La «Nassiha» (le conseil religieux), une pratique rare depuis les attentats de Casablanca, est donc réapparue en force. Celle-ci consiste pour des pèlerins-prêcheurs à sillonner les rues pour inciter les jeunes à «reprendre le droit chemin». Ces individus sont aussi connus des services de l’ordre et de l’opinion publique comme des éléments actifs dans le recrutement de militants fragiles, faciles à endoctriner. Un certain Abou Lyakdane en avait fait de même avec la cellule qui s’est faite exploser à Casablanca. Mais chez lui, les recrues n’avaient pas été invitées qu’à faire leurs ablutions. Une semaine avant les attentats, il leur avait interdit d’en sortir jusqu’à commettre l’irréparable. Le parallèle est-il permis? A priori «non» pour un haut gradé de la Gendarmerie royale de Aïn Diab à Casablanca dont dépend Makrat.
Reconquête des plages
Hamriat comme Slibat et Makrat sont coupés de la route. Pour y accéder, il faut emprunter des pistes rocailleuses.
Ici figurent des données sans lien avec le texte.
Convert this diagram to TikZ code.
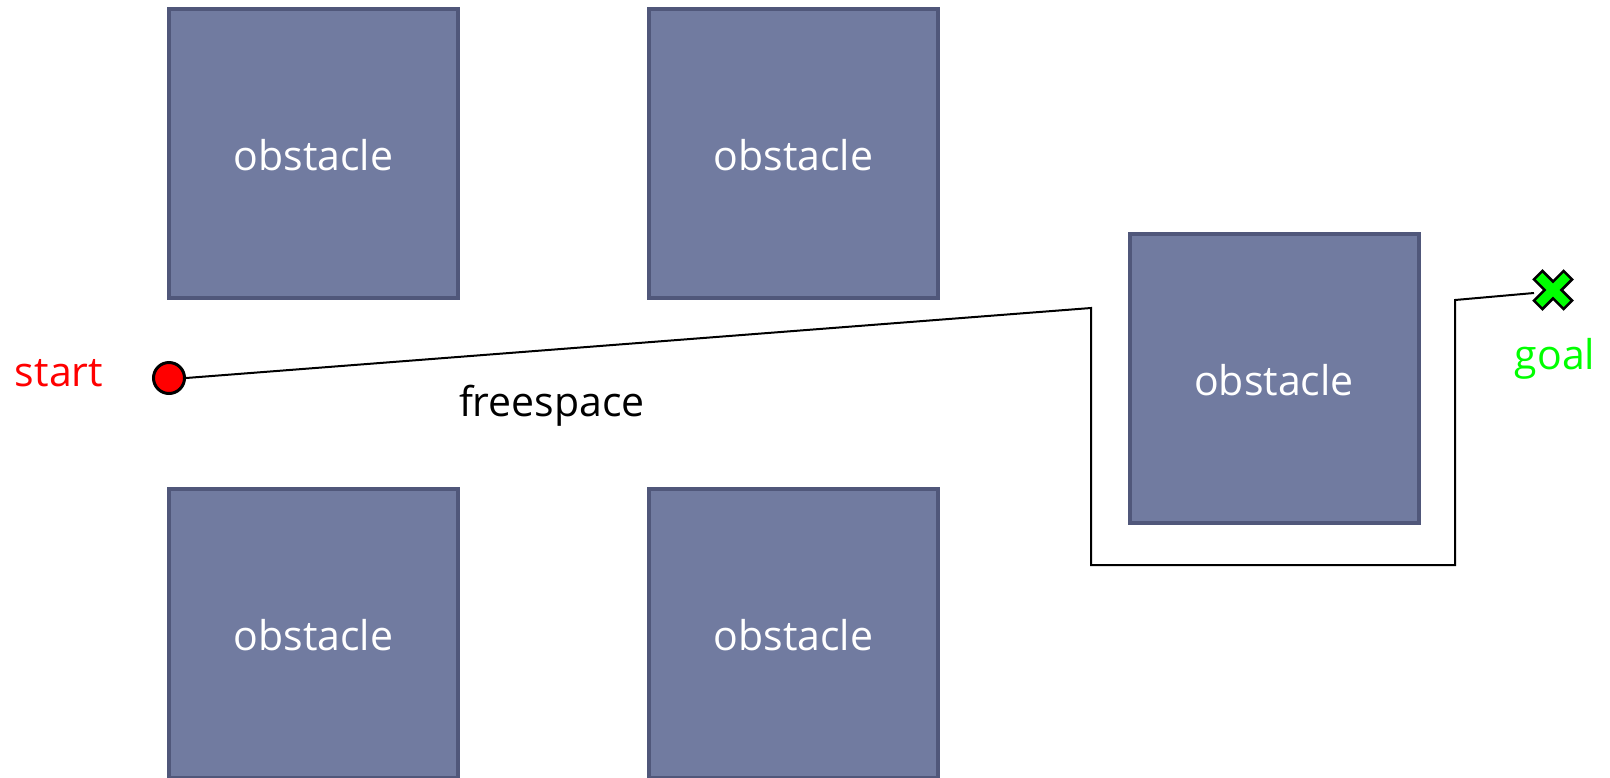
\documentclass[tikz,border=0pt]{standalone}
\usepackage{fontspec}
\setmainfont{Open Sans}
\begin{document}
\begin{tikzpicture}[x=1pt,y=-1pt,
  obst/.style={draw=obsborder,fill=obsfill,line width=4pt,minimum width=289pt,minimum height=289pt,inner sep=0pt,
    label={[text=white,font=\fontsize{41}{48}\selectfont,yshift=-2pt]center:obstacle}},
  lbl/.style={font=\fontsize{41}{48}\selectfont},
  route/.style={draw=black,line width=2pt,line join=miter}]
\definecolor{obsfill}{RGB}{113,123,160}
\definecolor{obsborder}{RGB}{80,87,122}
\definecolor{goalgreen}{RGB}{0,255,0}
\clip (0,0) rectangle (1610,777);
\fill[white] (0,0) rectangle (1610,777);
\node[obst] (o1) at (313.5,153.5) {};
\node[obst] (o2) at (793.5,153.5) {};
\node[obst] (o3) at (313.5,633.5) {};
\node[obst] (o4) at (793.5,633.5) {};
\node[obst] (o5) at (1274,378) {};
\node[lbl,text=red] (startlbl) at (59,373) {start};
\node[lbl] (free) at (552,406) {freespace};
\node[lbl,text=goalgreen] (goallbl) at (1555,359) {goal};
\node[circle,draw=black,fill=red,line width=3pt,minimum size=31pt,inner sep=0pt] (start) at (169,378) {};
\coordinate (c1) at (1091,308);
\coordinate (c2) at (1091,565);
\coordinate (c3) at (1455,565);
\coordinate (c4) at (1455,300);
\coordinate (goal) at (1553,290);
\coordinate (goalend) at (1534,293);
\draw[route] (start.east) -- (c1) -- (c2) -- (c3) -- (c4) -- (goalend);
\draw[black,fill=goalgreen,line width=2.5pt,line join=miter,shift={(goal)},rotate=45]
  (-6,-21) -- (6,-21) -- (6,-6) -- (21,-6) -- (21,6) -- (6,6) -- (6,21) -- (-6,21) -- (-6,6) -- (-21,6) -- (-21,-6) -- (-6,-6) -- cycle;
\end{tikzpicture}
\end{document}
Cette coupure a favorisé la préservation des plages limitrophes et de la forêt qui les domine. Avant les attentats du 16 mai, une plage était sur toutes les lèvres: Aïn Guedida. C’est là que l’été, les islamistes avaient pour habitude de prendre leur quartier. Ils y dressaient des campings, l’un pour les femmes, l’autre pour les hommes et en interdisaient l’accès aux autres estivants. En juin 2003, à Casablanca comme à Mahdia, le fief d’Al Adl Wal Ihssan, les autorités les en avaient délogés au moyen d’interventions musclées. «L’été de la même année et celui de 2004, les plages avaient été rouvertes au public, notamment les jeunes des villages», se rappelle Abderrazak, un résident de Makrat qui nous propose de faire la visite des plages.
A commencer par le fameux site de Aïn Guedida. Des barbus? Ils sont peu en bord de mer, mais partagent les lieux avec le commun des estivants. De l’exclusivité qu’ils avaient sur la plage, ils ne semblent garder qu’un mince couloir où leur concentration est manifeste. Ils nagent et font nager leurs enfants. Les petites filles sont en maillot de bain mais les femmes en tchador noir. Au loin, à l’intérieur des vagues, des jeunes s’entraînent à ce qui s’apparente manifestement à un art martial. Le couloir donne sur une piste qui mène à l’intérieur de la forêt. Nous décidons de la remonter. Les bosquets de la forêt sont denses et difficiles d’accès. Cependant, à peine nous sommes nous engagés que l’on se trouve nez à nez avec un groupe composé d’une vingtaine d’hommes au look très suggestif: la barbe, la robe afghane et le short qui descend jusqu’aux genoux sont la règle. Quelques mètres derrière ce groupe, des femmes voilées prennent leur bain de soleil sur la route. Plus tard, l’un des membres du groupe nous expliquera que les femmes restent visibles pour que d’éventuelles passants les voient de loin et rebroussent chemin par respect.
La méfiance est la règle, mais Abderrazak, notre guide, en connaît certains. C’est l’heure du repas, ils nous invitent à le partager avec eux. Sur fond d’anecdotes historiques sur les glorieuses victoires des ancêtres (la guerre au Liban bat son plein), l’ambiance est plutôt joviale. Devant nos interrogations sur la violence qu’on prête aux islamistes, deux jeunes du groupe nous «chambrent»: «Vous savez, la foi est règle. Quelles que soient les pressions, un musulman doit trouver le moyen d’honorer ses obligations devant Dieu. Face à nos semblables, chacun a son remède et vous me paraissez assez raisonnables pour ne pas croire que nous sommes des coupeurs de têtes», dit l’un deux en nous fixant des yeux. S’agit-il de menaces voilées? Abderrazak nous fait discrètement remarquer qu’il est 16 heures et qu’à moins de vouloir faire la prière avec eux, il était temps de partir.